As the title suggests, this post refers to the next step in finishing the bathroom floor. Because it involved laying down material, I really really wanted to title it “Getting Laid,” but my better judgement stepped in and changed it. Oh well, perhaps a future title.
What I laid was cement board. To achieve the 1-1/4″ total subfloor thickness before I can lay the finish tile floor, I put down 1/2″ cement board over the 3/4″ OSB I installed a few weeks ago (read about that huge step forward over here). The Durock Next Gen brand cement board came in 3′ x 5′ sheets, so it took 4 total to cover the entire floor. I purposely arranged them in a way that they would overlap the joints of the OSB underneath, so not to have seams directly on top of one another. First I dry fit each sheet, cutting them to size and then cutting out the hole for the toilet drain and tub drain access.
While some sources say to simply screw the cement board into place, a professional contractor here in town advised me to set them into mortar thinset, just the same as if I were laying the finish tile floor, and then screw down into place. Why?
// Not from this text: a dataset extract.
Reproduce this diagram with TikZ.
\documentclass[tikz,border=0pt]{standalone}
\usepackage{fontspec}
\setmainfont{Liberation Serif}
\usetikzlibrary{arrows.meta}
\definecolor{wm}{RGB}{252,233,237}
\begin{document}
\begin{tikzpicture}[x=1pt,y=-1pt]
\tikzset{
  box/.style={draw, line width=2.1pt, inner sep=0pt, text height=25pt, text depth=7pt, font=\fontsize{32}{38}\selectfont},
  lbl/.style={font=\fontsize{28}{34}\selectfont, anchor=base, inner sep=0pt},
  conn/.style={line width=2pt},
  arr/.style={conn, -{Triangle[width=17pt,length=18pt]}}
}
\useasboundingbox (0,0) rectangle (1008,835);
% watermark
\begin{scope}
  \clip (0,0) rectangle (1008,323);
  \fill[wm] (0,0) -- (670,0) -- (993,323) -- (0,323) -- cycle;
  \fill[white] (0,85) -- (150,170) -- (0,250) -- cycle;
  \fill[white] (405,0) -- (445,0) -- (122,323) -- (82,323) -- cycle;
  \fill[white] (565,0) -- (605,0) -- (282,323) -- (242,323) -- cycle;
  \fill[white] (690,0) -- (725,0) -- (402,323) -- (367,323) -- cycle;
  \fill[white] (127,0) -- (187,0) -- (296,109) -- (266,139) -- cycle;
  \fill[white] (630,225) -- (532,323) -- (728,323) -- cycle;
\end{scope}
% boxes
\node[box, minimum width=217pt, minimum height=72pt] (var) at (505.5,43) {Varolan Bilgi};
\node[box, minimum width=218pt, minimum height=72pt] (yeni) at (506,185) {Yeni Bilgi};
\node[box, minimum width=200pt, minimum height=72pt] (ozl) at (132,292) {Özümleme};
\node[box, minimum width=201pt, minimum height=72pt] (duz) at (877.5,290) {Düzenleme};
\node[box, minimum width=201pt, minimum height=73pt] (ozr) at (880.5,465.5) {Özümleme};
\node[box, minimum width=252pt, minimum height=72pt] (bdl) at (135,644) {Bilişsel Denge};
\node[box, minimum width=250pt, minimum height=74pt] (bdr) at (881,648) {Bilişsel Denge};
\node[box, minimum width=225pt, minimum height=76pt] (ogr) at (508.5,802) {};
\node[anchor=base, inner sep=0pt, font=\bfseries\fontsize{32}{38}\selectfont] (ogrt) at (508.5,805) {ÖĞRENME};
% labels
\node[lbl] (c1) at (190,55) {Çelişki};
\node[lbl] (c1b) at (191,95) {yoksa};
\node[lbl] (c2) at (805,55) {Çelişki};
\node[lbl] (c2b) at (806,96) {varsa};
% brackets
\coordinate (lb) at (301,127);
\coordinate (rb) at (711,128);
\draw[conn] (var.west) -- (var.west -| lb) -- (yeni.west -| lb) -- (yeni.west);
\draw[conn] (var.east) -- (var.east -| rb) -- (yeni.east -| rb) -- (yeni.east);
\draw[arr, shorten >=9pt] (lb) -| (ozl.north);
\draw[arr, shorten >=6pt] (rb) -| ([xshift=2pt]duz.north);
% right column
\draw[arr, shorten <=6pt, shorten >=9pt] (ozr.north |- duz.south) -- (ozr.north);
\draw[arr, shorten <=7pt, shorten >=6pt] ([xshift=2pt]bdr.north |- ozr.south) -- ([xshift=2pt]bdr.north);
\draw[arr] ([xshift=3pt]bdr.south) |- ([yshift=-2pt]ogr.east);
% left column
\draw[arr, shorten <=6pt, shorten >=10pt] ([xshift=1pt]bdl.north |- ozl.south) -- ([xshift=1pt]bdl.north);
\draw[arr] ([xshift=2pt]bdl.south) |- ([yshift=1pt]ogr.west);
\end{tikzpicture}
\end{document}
He said imagine the two layers of subfloor as if they were two regular pieces of lumber. If they are screwed together, the two boards are stronger than they were apart. But if they are laminated together, they are even stronger yet. The same for the cement board and OSB underneath: using mortar thinset “laminates” these two layers together, making the subfloor stronger and less likely to move or flex (which is what causes a tile floor to crack or grout to crack and fail).
I used a trowel to spread the mortar about 1/8 – 1/4 inch thick on the floor, in a square just large enough for one sheet at a time – this is so I wasn’t stepping in the wet mortar. Once I felt I had an even bed of mortar, I used the notched trowel to make ridges and then carefully laid each sheet down, making sure it was pushed flat against the outside wall studs.
I placed screws every 8 or so inches apart, on a grid across each cement board, maybe more along the edges of each board. Unfortunately, the bathroom floor will be about 1/2″ taller than the kitchen floor where they meet. Not ideal in my book, but a custom threshold strip stained to match the wood floor in the kitchen should make a nice transition. So now this floor is ready for tile! Onto the walls.